What to do: Leave the pictures out and retype the lines from the beginning through the line with "(mult) at (506,36)", both ends included.
-------- Stored data --------
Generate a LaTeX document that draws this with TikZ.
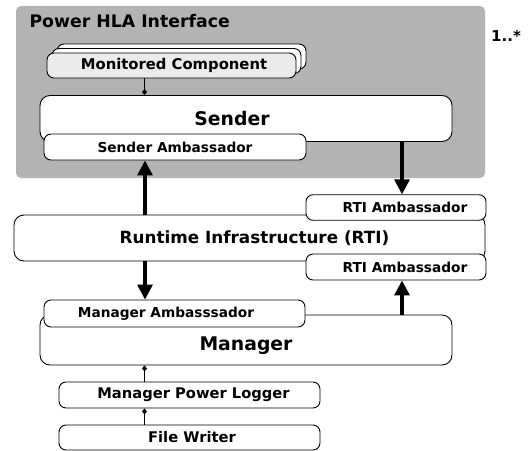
\documentclass[tikz,border=0pt]{standalone}
\usepackage{fontspec}
\setmainfont{DejaVu Sans}
\usetikzlibrary{arrows.meta}
\definecolor{panelgray}{HTML}{B3B3B3}
\definecolor{compgray}{HTML}{EBEBEB}
\tikzset{
  box/.style={draw=black, line width=0.9pt, fill=white, rounded corners=7pt, inner sep=0pt},
  bigbox/.style={box, rounded corners=10pt},
  small/.style={font=\bfseries\fontsize{13.7}{16}\selectfont},
  mid/.style={font=\bfseries\fontsize{14.7}{17}\selectfont},
  large/.style={font=\bfseries\fontsize{18.8}{22}\selectfont},
  flow/.style={line width=3.2pt, -{Triangle[length=15pt,width=15pt]}},
  link/.style={line width=1.1pt, -{Diamond[length=6pt,width=5pt]}}
}
\begin{document}
\begin{tikzpicture}[x=1pt,y=-1pt]
\useasboundingbox (0,0) rectangle (530,450);

% container panel
\node[fill=panelgray, rounded corners=5pt, minimum width=469pt, minimum height=172pt, inner sep=0pt] (panel) at (250.5,92) {};
\node[anchor=west, font=\bfseries\fontsize{17.3}{20}\selectfont] (paneltitle) at (26,21) {Power HLA Interface};
\node[font=\bfseries\fontsize{15}{18}\selectfont] (mult) at (506,36) {1..*};

% stacked monitored components
\node[box, minimum width=249pt, minimum height=25pt] (mcback) at (181.5,56.5) {};
\node[box, minimum width=249pt, minimum height=25pt] (mcmid) at (176.5,61) {};
\node[box, fill=compgray, minimum width=249pt, minimum height=25pt,
      label={[font=\bfseries\fontsize{14.8}{17}\selectfont, xshift=2.5pt]center:Monitored Component}] (mc) at (171.5,65.5) {};

% sender and its ambassador
\node[bigbox, minimum width=412pt, minimum height=46pt,
      label={[large, xshift=-14pt, yshift=0.5pt]center:Sender}] (sender) at (246,118.5) {};
\node[box, small, minimum width=262pt, minimum height=26pt] (sendamb) at (175,147) {Sender Ambassador};

% runtime infrastructure and its ambassadors
\node[bigbox, minimum width=471pt, minimum height=46pt,
      label={[font=\bfseries\fontsize{16.8}{19}\selectfont, xshift=5pt]center:Runtime Infrastructure (RTI)}] (rti) at (249.5,238) {};
\node[box, minimum width=180pt, minimum height=25.5pt,
      label={[small, xshift=9pt]center:RTI Ambassador}] (rtiambtop) at (396,207.5) {};
\node[box, minimum width=180pt, minimum height=26pt,
      label={[small, xshift=9pt]center:RTI Ambassador}] (rtiambbot) at (396,267) {};

% manager and its ambassador
\node[bigbox, minimum width=412pt, minimum height=50pt,
      label={[large, yshift=-6pt]center:Manager}] (manager) at (246,340) {};
\node[box, minimum width=261pt, minimum height=27pt,
      label={[small, xshift=-8.5pt]center:Manager Ambasssador}] (managamb) at (174.5,313.5) {};

% logging chain
\node[box, minimum width=261pt, minimum height=26pt,
      label={[mid, xshift=4pt]center:Manager Power Logger}] (logger) at (189.5,395) {};
\node[box, minimum width=261pt, minimum height=25pt,
      label={[mid, xshift=2.5pt]center:File Writer}] (writer) at (189.5,437.5) {};

% connectors
\draw[link] (mc.south -| 144.5,0) -- (sender.north -| 144.5,0);
\draw[link] (logger.north -| 144.5,0) -- (manager.south -| 144.5,0);
\draw[link] (writer.north -| 144.5,0) -- (logger.south -| 144.5,0);

\draw[flow] (rti.north -| 145,0) -- (sendamb.south -| 145,0);
\draw[flow] (sender.south -| 402,0) -- (rtiambtop.north -| 402,0);
\draw[flow] (rti.south -| 145,0) -- (managamb.north -| 145,0);
\draw[flow] (manager.north -| 402,0) -- (rtiambbot.south -| 402,0);
\end{tikzpicture}
\end{document}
--------
Answer for the task:
Generate a LaTeX document that draws this with TikZ.
\documentclass[tikz,border=0pt]{standalone}
\usepackage{fontspec}
\setmainfont{DejaVu Sans}
\usetikzlibrary{arrows.meta}
\definecolor{panelgray}{HTML}{B3B3B3}
\definecolor{compgray}{HTML}{EBEBEB}
\tikzset{
  box/.style={draw=black, line width=0.9pt, fill=white, rounded corners=7pt, inner sep=0pt},
  bigbox/.style={box, rounded corners=10pt},
  small/.style={font=\bfseries\fontsize{13.7}{16}\selectfont},
  mid/.style={font=\bfseries\fontsize{14.7}{17}\selectfont},
  large/.style={font=\bfseries\fontsize{18.8}{22}\selectfont},
  flow/.style={line width=3.2pt, -{Triangle[length=15pt,width=15pt]}},
  link/.style={line width=1.1pt, -{Diamond[length=6pt,width=5pt]}}
}
\begin{document}
\begin{tikzpicture}[x=1pt,y=-1pt]
\useasboundingbox (0,0) rectangle (530,450);

% container panel
\node[fill=panelgray, rounded corners=5pt, minimum width=469pt, minimum height=172pt, inner sep=0pt] (panel) at (250.5,92) {};
\node[anchor=west, font=\bfseries\fontsize{17.3}{20}\selectfont] (paneltitle) at (26,21) {Power HLA Interface};
\node[font=\bfseries\fontsize{15}{18}\selectfont] (mult) at (506,36) {1..*};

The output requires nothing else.